There is a list of propositions discussed so far in this site.
Main Body
1: Structured Description
Here is the rules of Structured Description.
Entities:
\(S\): \(\in \{\text{ the sets }\}\)
//
Statements:
\(\cup Pow (S) = S\)
//
2: Natural Language Description
For any set, \(S\), \(\cup Pow (S) = S\).
3: Proof
Whole Strategy: Step 1: see that each element of \(\cup Pow (S)\) is contained in \(S\); Step 2: see that each element of \(S\) is contained in \(\cup Pow (S)\); Step 3: conclude the proposition.
Step 1:
Let \(p \in \cup Pow (S)\) be any.
\(p\)'s being in the union of \(Pow (S)\) means that \(p\) is in an element of \(Pow (S)\), which (the element) is a subset of \(S\), so, \(p\) is in a subset of \(S\), which implies that \(p \in S\).

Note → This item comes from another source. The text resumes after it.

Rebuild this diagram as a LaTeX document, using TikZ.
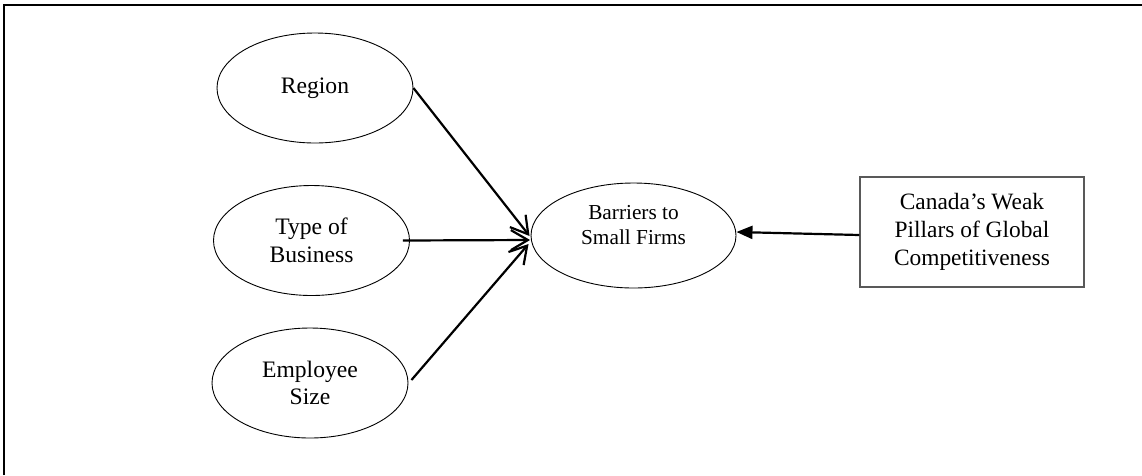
\documentclass[tikz,border=0pt]{standalone}
\usepackage{fontspec}
\setmainfont{Liberation Serif}
\usetikzlibrary{arrows.meta,shapes.geometric}

\begin{document}
\begin{tikzpicture}[x=1pt,y=-1pt,
  factor/.style={draw=black,line width=0.9pt,ellipse,inner sep=0pt,
    minimum width=196pt,minimum height=110pt,align=center,
    font=\fontsize{23.6pt}{27.6pt}\selectfont},
  outcome/.style={draw=black,line width=0.9pt,ellipse,inner sep=0pt,
    minimum width=205pt,minimum height=105pt},
  outcometext/.style={align=center,inner sep=0pt,
    font=\fontsize{21.3pt}{25pt}\selectfont},
  pillarbox/.style={draw=black!65,line width=1.3pt,rectangle,inner sep=0pt,
    minimum width=224pt,minimum height=110pt,align=center,
    font=\fontsize{23.4pt}{27.8pt}\selectfont},
  link/.style={line width=2.2pt,-{Straight Barb[length=17pt,width=20pt,line width=2.2pt]}},
  pull/.style={line width=2.2pt,-{Triangle[length=16pt,width=13pt]}}]

% page extent and the open frame (top and left edges)
\useasboundingbox (0,0) rectangle (1142,475);
\draw[line width=2pt] (4.3,475) -- (4.3,5) -- (1142,5);

% determinants on the left
\node[factor] (reg) at (315,88)    {Region};
\node[factor] (tob) at (311.5,240.5) {Type of\\Business};
\node[factor] (emp) at (310,383)   {Employee\\Size};

% central outcome
\node[outcome] (bar) at (633.5,235.5) {};
\node[outcometext] (bart) at (633.5,225) {Barriers to\\Small Firms};

% external driver
\node[pillarbox] (can) at (972,232) {Canada’s Weak\\Pillars of Global\\Competitiveness};

% connectors
\draw[link] (reg.east) -- ([xshift=-1pt,yshift=-0.5pt]bar.west);
\draw[link] ([xshift=-7pt]tob.east) -- ([xshift=-0.5pt,yshift=-4.5pt]bar.west);
\draw[link] ([xshift=3pt,yshift=3pt]emp.east) -- ([xshift=-2pt,yshift=-8.5pt]bar.west);
\draw[pull] ([yshift=-3pt]can.west) -- ([yshift=3.5pt]bar.east);
\end{tikzpicture}
\end{document}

So, \(\cup Pow (S) \subseteq S\).
Step 2:
Let \(p \in S\) be any.
\(\{p\} \in Pow (S)\), so, \(p\) is in an element of \(Pow (S)\), so, \(p \in \cup Pow (S)\).
So, \(S \subseteq \cup Pow (S)\).
Step 3:
So, \(\cup Pow (S) = S\).
4: Note
On the other hand, \(Pow (\cup S) \neq S\) in general: while always \(\emptyset \in Pow (\cup S)\), \(\emptyset\) is not in \(S\) in general.